A ciência e a mediocridade de Bolsonaro

Precisamos urgentemente de pessoas que compreendam, respeitem e valorizem a ciência

Ilustração: Gilmar Fraga

O caso vem se desenrolando desde a semana passada. Após uma vida inteira ignorando e desrespeitando a ciência, com destaque para os dois últimos anos, quando propalou mentiras e barbaridades sobre a Covid-19 que causaram mortes, conforme indica a CPI da pandemia, e após desprezar a conferência da ONU sobre as mudanças climáticas (COP26), Jair retorna aos holofotes da ciência, mais uma vez de modo vexatório, como não poderia deixar de ser. Definido pelo decreto presidencial No 4.115 como “Grão-Mestre da Ordem Nacional do Mérito Científico”, o mesmo que nomeia o ministro da ciência e tecnologia como “Chanceler” da mesma Ordem, Jair tomou a decisão de condecorar os seus ministros da economia, da educação e das relações exteriores já que, a exemplo dele e do chanceler, fizeram por merecer um lugar na nobreza científica brasileira.  Bem que poderia ter incluído outros nomes, como seus filhos ou algum miliciano do seu círculo mais próximo de amizades. Pois não é para isso que servem as honrarias?

Mas fez pior que isso. A lista incluía diversos cientistas, esses sim merecedores da homenagem, no entanto o Grão-Mestre revogou a homenagem de dois deles por terem cometido o grave erro de serem cientistas e defenderem a verdade e a justiça antes dos interesses ideológicos e equivocados da autoridade maior da Ordem. Diante de tamanha absurda censura, vinte e um cientistas agraciados pela homenagem se recusaram a receber a medalha de mérito. Eis o impasse.
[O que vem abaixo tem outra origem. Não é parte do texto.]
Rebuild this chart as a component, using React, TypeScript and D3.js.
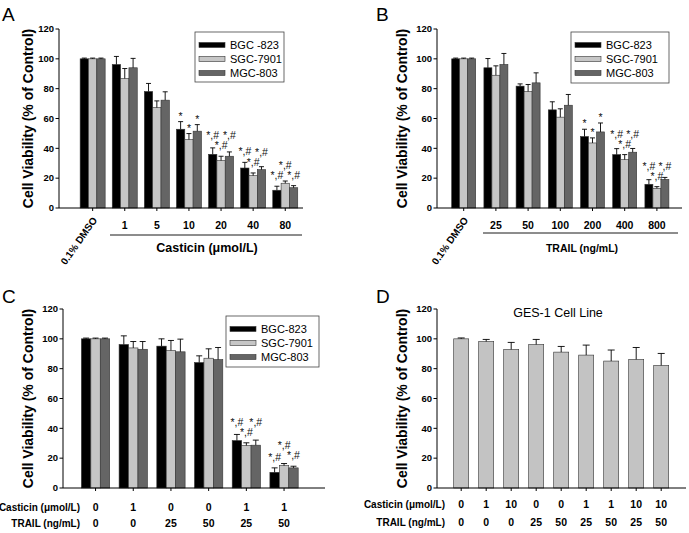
import React from "react";
import * as d3 from "d3";

const FONT = "'Liberation Sans', Arial, Helvetica, sans-serif";
const yTicks = [0, 20, 40, 60, 80, 100, 120];

const seriesNames = ["BGC-823", "SGC-7901", "MGC-803"];
const seriesNamesA = ["BGC -823", "SGC-7901", "MGC-803"];
const seriesColors = ["#000000", "#c6c6c6", "#656565"];

// Panel A: Casticin
const aCategories = ["0.1% DMSO", "1", "5", "10", "20", "40", "80"];
const aBGC = [100, 96.2, 78.1, 52.8, 36.0, 26.8, 11.9];
const aBGCErr = [0.5, 5.4, 5.4, 5.1, 4.3, 3.8, 2.7];
const aSGC = [100, 86.8, 67.3, 45.9, 31.8, 21.7, 16.6];
const aSGCErr = [0.5, 6.7, 4.5, 4.0, 2.9, 1.8, 1.5];
const aMGC = [100, 94.0, 72.3, 51.5, 34.7, 25.7, 13.6];
const aMGCErr = [0.5, 6.3, 5.6, 4.4, 2.9, 2.0, 1.4];
const aSig = ["", "", "", "*", "*,#", "*,#", "*,#"];

// Panel B: TRAIL
const bCategories = ["0.1% DMSO", "25", "50", "100", "200", "400", "800"];
const bBGC = [100, 94.0, 81.7, 65.8, 47.9, 35.8, 15.9];
const bBGCErr = [0.5, 6.2, 1.5, 5.4, 4.9, 4.0, 3.1];
const bSGC = [100, 89.0, 78.1, 60.9, 43.6, 32.4, 13.2];
const bSGCErr = [0.5, 6.3, 4.7, 5.6, 3.4, 3.4, 1.1];
const bMGC = [100, 96.2, 83.9, 68.9, 51.0, 37.4, 19.2];
const bMGCErr = [0.5, 7.4, 6.7, 7.2, 6.0, 2.5, 1.3];
const bSig = ["", "", "", "", "*", "*,#", "*,#"];

// Panel C: combination
const cCasticin = ["0", "1", "0", "0", "1", "1"];
const cTrail = ["0", "0", "25", "50", "25", "50"];
const cBGC = [100, 96.2, 95.1, 84.1, 31.8, 10.5];
const cBGCErr = [0.5, 5.8, 4.9, 4.5, 4.1, 3.0];
const cSGC = [100, 93.9, 92.2, 87.0, 28.5, 15.0];
const cSGCErr = [0.5, 4.3, 6.7, 6.3, 1.8, 1.4];
const cMGC = [100, 93.0, 91.3, 86.1, 28.7, 13.5];
const cMGCErr = [0.5, 5.2, 8.5, 8.1, 3.4, 1.1];
const cSig = ["", "", "", "", "*,#", "*,#"];

// Panel D: GES-1
const dCasticin = ["0", "1", "10", "0", "0", "1", "1", "10", "10"];
const dTrail = ["0", "0", "0", "25", "50", "25", "50", "25", "50"];
const dGES = [100, 98.2, 92.9, 96.2, 91.1, 89.1, 85.1, 86.2, 82.2];
const dGESErr = [0.6, 1.4, 4.7, 3.4, 3.8, 6.7, 7.4, 8.0, 8.0];

type Series = { name: string; color: string; values: number[]; errs: number[]; sigs?: string[] };

type PanelProps = {
  letter: string;
  letterX: number;
  letterY: number;
  axisX0: number;
  axisX1: number;
  yBottom: number;
  yTop: number;
  bandRange: [number, number];
  groupW: number;
  nCats: number;
  series: Series[];
  titleX: number;
  capW: number;
  legend?: { x: number; y: number; w: number; h: number; names: string[] };
};

function Panel(p: PanelProps) {
  const y = d3.scaleLinear().domain([0, 120]).range([p.yBottom, p.yTop]);
  const x = d3.scaleBand<number>().domain(d3.range(p.nCats)).range(p.bandRange).paddingInner(0).paddingOuter(0);
  const inner = d3
    .scaleBand<number>()
    .domain(d3.range(p.series.length))
    .range([-p.groupW / 2, p.groupW / 2]);
  const center = (i: number) => (x(i) as number) + x.bandwidth() / 2;
  const titleY = (p.yBottom + p.yTop) / 2;

  // significance label placement (stack middle vs outer labels)
  const sigLabels: { x: number; y: number; t: string; k: string }[] = [];
  if (p.series.length === 3 && p.series[0].sigs) {
    for (let i = 0; i < p.nCats; i++) {
      const t = p.series[0].sigs![i];
      if (!t) continue;
      const off = t === "*" ? 2 : 7;
      const nat = p.series.map((s) => y(s.values[i] + s.errs[i]) - off);
      const pos = nat.slice();
      if (t.length > 1) {
        const outerMin = Math.min(nat[0], nat[2]);
        if (nat[1] >= outerMin - 10) {
          if (nat[1] > outerMin) {
            pos[0] = Math.min(nat[0], nat[1] - 10);
            pos[2] = Math.min(nat[2], nat[1] - 10);
          } else {
            pos[1] = outerMin - 10;
          }
        }
      }
      p.series.forEach((s, si) => {
        const cx = center(i) + (inner(si) as number) + inner.bandwidth() / 2;
        sigLabels.push({ x: cx, y: pos[si], t: s.sigs![i], k: `s${si}-${i}` });
      });
    }
  }

  return (
    <g>
      <text x={p.letterX} y={p.letterY} fontSize={19} fontFamily={FONT}>
        {p.letter}
      </text>
      {p.series.map((s, si) =>
        s.values.map((v, i) => {
          const bx = center(i) + (inner(si) as number);
          return (
            <rect
              key={`b${si}-${i}`}
              x={bx}
              y={y(v)}
              width={inner.bandwidth()}
              height={y(0) - y(v)}
              fill={s.color}
              stroke="#333"
              strokeWidth={0.6}
            />
          );
        })
      )}
      {p.series.map((s, si) =>
        s.values.map((v, i) => {
          const cx = center(i) + (inner(si) as number) + inner.bandwidth() / 2;
          const top = y(v + s.errs[i]);
          return (
            <g key={`e${si}-${i}`} stroke="#000" strokeWidth={0.9}>
              <line x1={cx} x2={cx} y1={y(v)} y2={top} />
              <line x1={cx - p.capW / 2} x2={cx + p.capW / 2} y1={top} y2={top} />
            </g>
          );
        })
      )}
      {sigLabels.map((l) => (
        <text key={l.k} x={l.x} y={l.y} textAnchor="middle" fontSize={10.5} fontFamily={FONT} fill="#111">
          {l.t}
        </text>
      ))}
      <line x1={p.axisX0} x2={p.axisX0} y1={p.yBottom} y2={p.yTop} stroke="#000" strokeWidth={1} />
      {yTicks.map((t) => (
        <g key={`yt${t}`}>
          <line x1={p.axisX0 - 3.5} x2={p.axisX0} y1={y(t)} y2={y(t)} stroke="#000" strokeWidth={1} />
          <text
            x={p.axisX0 - 5}
            y={y(t)}
            dy="0.35em"
            textAnchor="end"
            fontSize={9.5}
            fontWeight="bold"
            fontFamily={FONT}
          >
            {t}
          </text>
        </g>
      ))}
      <line x1={p.axisX0} x2={p.axisX1} y1={p.yBottom} y2={p.yBottom} stroke="#000" strokeWidth={1} />
      {d3.range(p.nCats).map((i) => (
        <line key={`xt${i}`} x1={center(i)} x2={center(i)} y1={p.yBottom} y2={p.yBottom + 3} stroke="#000" strokeWidth={1} />
      ))}
      <text
        transform={`translate(${p.titleX},${titleY}) rotate(-90)`}
        textAnchor="middle"
        dy="0.35em"
        fontSize={14}
        fontWeight="bold"
        fontFamily={FONT}
      >
        Cell Viability (% of Control)
      </text>
      {p.legend && (
        <g>
          <rect x={p.legend.x} y={p.legend.y} width={p.legend.w} height={p.legend.h} fill="#fff" stroke="#444" strokeWidth={0.8} />
          {p.series.map((s, si) => {
            const ry = p.legend!.y + 13 + si * 14;
            return (
              <g key={`l${si}`}>
                <rect x={p.legend!.x + 4} y={ry - 2.5} width={26} height={5} fill={s.color} stroke="#333" strokeWidth={0.6} />
                <text x={p.legend!.x + 35} y={ry} dy="0.36em" fontSize={11} fontFamily={FONT}>
                  {p.legend!.names[si]}
                </text>
              </g>
            );
          })}
        </g>
      )}
    </g>
  );
}

function bandCenters(range: [number, number], n: number) {
  const x = d3.scaleBand<number>().domain(d3.range(n)).range(range);
  return d3.range(n).map((i) => (x(i) as number) + x.bandwidth() / 2);
}

export default function App() {
  const aRange: [number, number] = [76.6, 301.3];
  const bRange: [number, number] = [447.6, 673.0];
  const cRange: [number, number] = [76.7, 302.9];
  const dRange: [number, number] = [448.7, 673.7];
  const aC = bandCenters(aRange, aCategories.length);
  const bC = bandCenters(bRange, bCategories.length);
  const cC = bandCenters(cRange, cCasticin.length);
  const dC = bandCenters(dRange, dCasticin.length);

  const mk = (names: string[], vals: number[][], errs: number[][], sig?: string[]): Series[] =>
    names.map((n, i) => ({ name: n, color: seriesColors[i], values: vals[i], errs: errs[i], sigs: sig }));

  return (
    <svg width={689} height={533} style={{ position: "absolute", left: 0, top: 0, background: "#fff" }}>
      <rect x={0} y={0} width={689} height={533} fill="#fff" />
      {/* A */}
      <Panel
        letter="A"
        letterX={2}
        letterY={21}
        axisX0={59}
        axisX1={303}
        yBottom={208}
        yTop={29}
        bandRange={aRange}
        groupW={25}
        nCats={aCategories.length}
        series={mk(seriesNamesA, [aBGC, aSGC, aMGC], [aBGCErr, aSGCErr, aMGCErr], aSig)}
        titleX={28}
        capW={5}
        legend={{ x: 195, y: 32, w: 89, h: 50, names: seriesNamesA }}
      />
      {aCategories.map((c, i) =>
        i === 0 ? (
          <text key={`ac${i}`} transform={`translate(${aC[i] + 5},${220}) rotate(-55)`} textAnchor="end" fontSize={10} fontWeight="bold" fontFamily={FONT}>
            {c}
          </text>
        ) : (
          <text key={`ac${i}`} x={aC[i]} y={229} textAnchor="middle" fontSize={10.5} fontWeight="bold" fontFamily={FONT}>
            {c}
          </text>
        )
      )}
      <line x1={110} x2={302} y1={235} y2={235} stroke="#000" strokeWidth={0.9} />
      <text x={207} y={252} textAnchor="middle" fontSize={12.5} fontWeight="bold" fontFamily={FONT}>
        Casticin (μmol/L)
      </text>

      {/* B */}
      <Panel
        letter="B"
        letterX={376}
        letterY={21}
        axisX0={437}
        axisX1={682}
        yBottom={208}
        yTop={29}
        bandRange={bRange}
        groupW={24}
        nCats={bCategories.length}
        series={mk(seriesNames, [bBGC, bSGC, bMGC], [bBGCErr, bSGCErr, bMGCErr], bSig)}
        titleX={402}
        capW={5}
        legend={{ x: 571, y: 32, w: 98, h: 51, names: seriesNames }}
      />
      {bCategories.map((c, i) =>
        i === 0 ? (
          <text key={`bc${i}`} transform={`translate(${bC[i] + 5},${220}) rotate(-55)`} textAnchor="end" fontSize={10} fontWeight="bold" fontFamily={FONT}>
            {c}
          </text>
        ) : (
          <text key={`bc${i}`} x={bC[i]} y={229} textAnchor="middle" fontSize={10.5} fontWeight="bold" fontFamily={FONT}>
            {c}
          </text>
        )
      )}
      <line x1={483} x2={678} y1={233} y2={233} stroke="#000" strokeWidth={0.9} />
      <text x={582} y={252} textAnchor="middle" fontSize={10.5} fontWeight="bold" fontFamily={FONT}>
        TRAIL (ng/mL)
      </text>

      {/* C */}
      <Panel
        letter="C"
        letterX={2}
        letterY={303}
        axisX0={63}
        axisX1={325}
        yBottom={488}
        yTop={309}
        bandRange={cRange}
        groupW={28.3}
        nCats={cCasticin.length}
        series={mk(seriesNames, [cBGC, cSGC, cMGC], [cBGCErr, cSGCErr, cMGCErr], cSig)}
        titleX={28}
        capW={6}
        legend={{ x: 226, y: 316, w: 93, h: 51, names: seriesNames }}
      />
      <text x={80} y={510.5} textAnchor="end" fontSize={10} fontWeight={600} fontFamily={FONT}>
        Casticin (μmol/L)
      </text>
      <text x={80} y={527} textAnchor="end" fontSize={10} fontWeight={600} fontFamily={FONT}>
        TRAIL (ng/mL)
      </text>
      {cCasticin.map((c, i) => (
        <text key={`cc${i}`} x={cC[i]} y={510.5} textAnchor="middle" fontSize={10.5} fontWeight="bold" fontFamily={FONT}>
          {c}
        </text>
      ))}
      {cTrail.map((c, i) => (
        <text key={`ct${i}`} x={cC[i]} y={527} textAnchor="middle" fontSize={10.5} fontWeight="bold" fontFamily={FONT}>
          {c}
        </text>
      ))}

      {/* D */}
      <Panel
        letter="D"
        letterX={376}
        letterY={303}
        axisX0={437}
        axisX1={686}
        yBottom={488}
        yTop={309}
        bandRange={dRange}
        groupW={15}
        nCats={dCasticin.length}
        series={[{ name: "GES-1", color: "#c3c3c3", values: dGES, errs: dGESErr }]}
        titleX={402}
        capW={7}
      />
      <text x={558} y={317} textAnchor="middle" fontSize={12.5} fontFamily={FONT}>
        GES-1 Cell Line
      </text>
      <text x={445} y={508} textAnchor="end" fontSize={10} fontWeight={600} fontFamily={FONT}>
        Casticin (μmol/L)
      </text>
      <text x={445} y={526} textAnchor="end" fontSize={10} fontWeight={600} fontFamily={FONT}>
        TRAIL (ng/mL)
      </text>
      {dCasticin.map((c, i) => (
        <text key={`dc${i}`} x={dC[i]} y={508} textAnchor="middle" fontSize={10.5} fontWeight="bold" fontFamily={FONT}>
          {c}
        </text>
      ))}
      {dTrail.map((c, i) => (
        <text key={`dt${i}`} x={dC[i]} y={526} textAnchor="middle" fontSize={10.5} fontWeight="bold" fontFamily={FONT}>
          {c}
        </text>
      ))}
    </svg>
  );
}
É de se pensar como a sociedade deveria reagir diante de mais essa peripécia presidencial. De fato, o caso pode ser analisado por diversos enfoques, da psiquiatria ao marketing da necropolítica, mas quero destacar um debate muito necessário aos dias atuais, que é o da educação científica. É certo que os tempos são duros, o negacionismo científico é um fenômeno global, e o fascismo campeia pelo mundo. O desafio de lidar com essa realidade reforça o argumento de que ao ensinar ciências precisamos ir muito além de ensinar os produtos da ciência, as ditas ‘verdades científicas’, pois isso parece ser insuficiente tanto para gerar interesse quanto respeito pela ciência. Por outro lado, compreender a forma como se constrói o conhecimento científico é fundamental para que o cidadão desenvolva uma visão adequadamente crítica e complexa das notícias que ouve e lê sobre as descobertas científicas. Não se trata de discorrer sobre os inúmeros métodos usados nas mais distintas áreas da ciência, mas de falar sobre a história, a filosofia e a sociologia da ciência, dessa construção humana cercada de valores e nuances que por vezes limitam o seu avanço, por outras alteram seus caminhos, e modificam as verdades estabelecidas até então.

Nesses quase dois anos de pandemia presenciamos exemplos concretos dos caminhos que a ciência percorre na busca pela solução de um problema, nesse caso uma questão de interesse global. Isso inclui desde as decisões e estratégias de pesquisa assumidas pelos(as) cientistas, até os interesses econômicos e políticos envolvidos, a negação científica, e quem sai beneficiado ou prejudicado pelas decisões tomadas sem respaldo científico.

Não há dúvida de que necessitamos que as pessoas estudem os tais “conteúdos” da ciência, que conheçam as bases científicas que explicam os fenômenos naturais e sociais que regem o mundo. Contudo, também precisamos urgentemente de pessoas que compreendam, respeitem e valorizem a ciência; que questionem avanços científicos e tecnológicos que geram mais desigualdades sociais e destruição ambiental; que não aceitem pseudoverdades científicas veiculadas de modo irresponsável ou até criminoso; que reajam contra os cortes orçamentários que impossibilitam o avanço da ciência no nosso país e nos condenam a ocupar um lugar cada vez mais periférico no mundo; que não aceitem que pessoas absolutamente incompetentes, sem formação técnica e ética minimamente adequadas, sejam nomeadas para cargos estratégicos para o desenvolvimento do país.

Se pudesse dizer algo aos educadores(as), pediria que considerassem dedicar em suas aulas mais tempo ao debate sobre os processos ligados à produção do conhecimento científico, o mundo da ciência e sua importância na sociedade. E se pudesse dizer algo aos estudantes, diria que, a despeito das dificuldades, procurassem aprender o máximo que puderem sobre as ciências, assim como desenvolverem-se enquanto pessoas livres, cultas, emancipadas e solidárias. Diria isso para que não corram o risco de se transformarem em adultos medíocres e infames, tão tolos a ponto de acreditarem que poderão subitamente tornar-se inteligentes e respeitáveis por meio de um reles decreto.